Meantime, Major Ryan and his mercenary group have joined the foreign delegations in Tamanrasset under the pretension offering their services as bodyguards to El Hassan. When Crawford returns and asks them to leave his territory, two of their number who have warmed up to El Hassan's cause, Doctor Megan McDaid and Sergeant Lon Charles, decide to stay. After Ryan's team has left town, Sergeant Charles reveals that the mercenaries' real plan was to lay down fission grenades to destroy Tamanrasset and everyone in it, but that the grenades are now in his possession. Crawford decides to send a message to all such unscrupulous adventurers by going after the twenty-three mercenaries with twenty-two of his men and having the ensuing battle covered by the foreign news agencies in Tamanrasset. Crawford's men win the battle, only to learn that the Arab Union has declared war on Ifriqiyah.

==Major themes==

===The rejection of white supremacy===
The novella's title comes from the second line of Rudyard Kipling’s 1899 poem on the civilizing mission of the white colonizer, "The White Man's Burden." Written for Queen Victoria's Jubilee in 1897, and revised as a response "to resistance in the Philippines to the United States' assumption of colonial power" after the Spanish–American War of 1898., the poem's depiction of whites as having the responsibility to rule the nonwhite peoples of the world with beneficence implies the superiority of the white race. In The Best Ye Breed, this notion of white supremacy is rejected at the socioeconomic level when Crawford and his men reveal to Paul Kosloff that they wish to undermine the West's "mad system" of a "waste economy," which necessitates the voracious exploitation of Africa's raw materials and thereby denies Africa the ability to develop; at the historical level, when Isobel Cunningham instructs Sergeant Charles on the fact that North Africa is the origin of civilization; at the cultural level when Doctor Megan McDaid distances herself from Major Ryan's white mercenaries, one of whom is her fiancé, and explains herself by reciting the first two lines of Kipling's poem to indicate that Ryan and his men are the worst the white race can offer; and at the anthropological level when Crawford deploys exactly twenty-three nonwhites to battle the twenty-three white mercenaries to reverse the message that "a handful of whites [are] worth hundreds of blacks."

=== Turncoat heroism ===
The turncoat hero is a recurring figure in Reynolds work, especially in his many stories dealing with underground movements in the Soviet Bloc and the United States (see, for instance, the short story "Freedom"). While in the earlier installments of the series, Black Man's Burden and Border, Breed nor Birth, the turncoat heroes were always highly educated blacks buying into the dream of modernizing the continent of their racial heritage, in The Best Ye Breed the dream is extended to both less educated blacks in the figure of Vietnam veteran Sergeant Lon Charles as well as to historically oppressed whites as represented by Doctor Megan McDaid, who back at home has a hard time finding work because she is a woman and whose Irish heritage helps her understand the need of a peoples to fight for their independence.
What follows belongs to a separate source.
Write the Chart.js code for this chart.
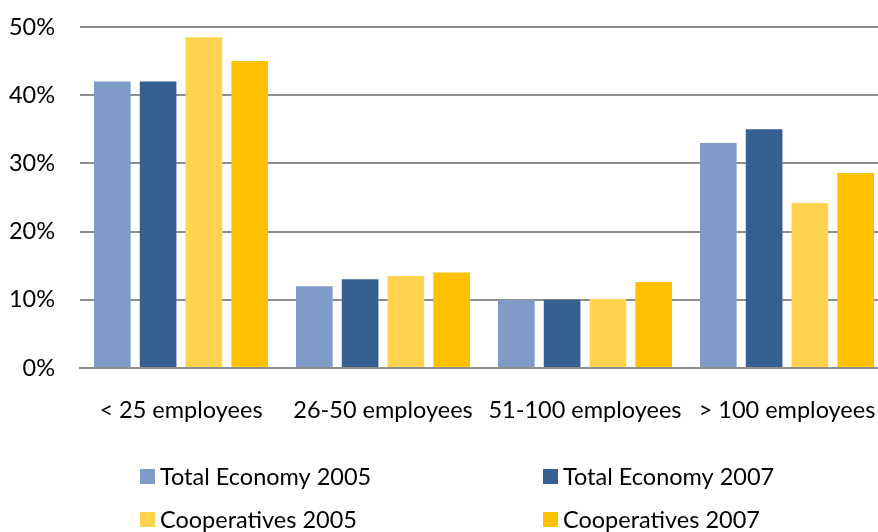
<!DOCTYPE html>
<html>
<head>
<meta charset="utf-8">
<script src="https://cdn.jsdelivr.net/npm/chart.js@4/dist/chart.umd.min.js"></script>
<style>
  html, body { margin: 0; padding: 0; background: #fff; overflow: hidden; }
  #wrap { width: 888px; height: 532px; }
</style>
</head>
<body>
<div id="wrap"><canvas id="myChart" width="888" height="532"></canvas></div>
<script>
var categories = ['< 25 employees', '26-50 employees', '51-100 employees', '> 100 employees'];
var seriesNames = ['Total Economy 2005', 'Total Economy 2007', 'Cooperatives 2005', 'Cooperatives 2007'];
var totalEconomy2005 = [42, 12, 10, 33];
var totalEconomy2007 = [42, 13, 10, 35];
var cooperatives2005 = [48.5, 13.5, 10.1, 24.2];
var cooperatives2007 = [45, 14, 12.6, 28.6];
var yTicks = [0, 10, 20, 30, 40, 50];

var colors = ['#7f9cc9', '#366092', '#ffd34d', '#ffc000'];
var font = { family: 'Lato', size: 23.5 };

// two-column legend under the axis
var gridLegend = {
    id: 'gridLegend',
    afterDraw: function(chart) {
        var ctx = chart.ctx;
        var cols = [140, 543];
        var rows = [476, 519];
        ctx.save();
        ctx.font = font.size + 'px ' + font.family;
        ctx.textBaseline = 'middle';
        ctx.textAlign = 'left';
        chart.data.datasets.forEach(function(ds, i) {
            var x = cols[i % 2];
            var y = rows[Math.floor(i / 2)];
            ctx.fillStyle = ds.backgroundColor;
            ctx.fillRect(x, y - 7, 15, 15);
            ctx.fillStyle = '#000';
            ctx.fillText(ds.label, x + 20, y + 1);
        });
        ctx.restore();
    }
};

var ctx = document.getElementById('myChart').getContext('2d');
var series = [totalEconomy2005, totalEconomy2007, cooperatives2005, cooperatives2007];
var myChart = new Chart(ctx, {
    type: 'bar',
    data: {
        labels: categories,
        datasets: series.map(function(values, i) {
            return {
                label: seriesNames[i],
                data: values,
                backgroundColor: colors[i],
                borderWidth: 0,
                categoryPercentage: 0.907,
                barPercentage: 0.80
            };
        })
    },
    options: {
        responsive: false,
        animation: false,
        layout: { padding: { top: 27, left: 0, right: 0, bottom: 110 } },
        plugins: {
            legend: { display: false },
            tooltip: { enabled: false }
        },
        scales: {
            x: {
                grid: { display: false, drawTicks: false },
                border: { display: true, color: '#8e8e8e', width: 2 },
                ticks: { color: '#000', font: font, padding: 28, maxRotation: 0, autoSkip: false },
                afterFit: function(axis) {
                    axis.height = 54;
                    axis.paddingLeft = 0;
                    axis.paddingRight = 0;
                }
            },
            y: {
                min: yTicks[0],
                max: yTicks[yTicks.length - 1],
                afterBuildTicks: function(axis) {
                    axis.ticks = yTicks.map(function(v) { return { value: v }; });
                },
                grid: { color: '#8e8e8e', lineWidth: 2, drawTicks: false },
                border: { display: false },
                ticks: {
                    color: '#000',
                    font: font,
                    padding: 25,
                    callback: function(v) { return v + '%'; }
                },
                afterFit: function(axis) {
                    axis.width = 80;
                    axis.paddingTop = 0;
                    axis.paddingBottom = 0;
                }
            }
        }
    },
    plugins: [gridLegend]
});
</script>
</body>
</html>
=== The slipperiness of ideology ===
Reynolds' work often features organizations or agents finding themselves acting against their espoused worldview (see, for example, the short stories "Subversive" and "Pacifist"). In The Best Ye Breed, this ironic shift in ideology occurs when Sverdlov, a Soviet agent, is sent to help El Hassan overthrow North Africa's Marxist governments while Kosloff, a Western agent, is sent to stop the El Hassan program, even though Homer Crawford is anti-Soviet.

=== Third-World independence ===
In The Best Ye Breed, the "totally unbought and unbuyable" Crawford argues that underdeveloped nations such as Ifriqiyah have to become radically independent from the first-world powers (here, capitalism and Soviet communism). Total independence would require refusing financial and technological foreign aid and charging the first-world properly for the access to raw materials they require from the third world, even if it means the collapse of the world economy.

==Publication history and reception==
While The Best Ye Breed picks up where Border, Breed nor Birth (1962) left off, it was published after a sixteen-year hiatus and five years after Reynolds published the short story "Black Sheep Astray" (1973), which ends the series.

One of the storylines of The Best Ye Breed reuses Reynolds' 1973 short story "The Cold War...Continued," which follows the cross-purpose missions of special agents Kosloff, Sverdlov, and Hidetada in response to a revolution in North Africa. The revised storyline expands the backstories of agents Tokugawa Hidetada and Serge Sverdlov and explains Sverdlov's mission as preparing North Africa for a Soviet takeover in the long term. As a consequence of Reynolds' elaboration of previous material, The Best Ye Breed has been deemed, one the one hand, as "a pointless exercise" in "story -inflation", and, on the other, as "the best of the three [North Africa] novels" because it enhances the original story's ironic point about the slipperiness of ideology (see "Major Themes" above).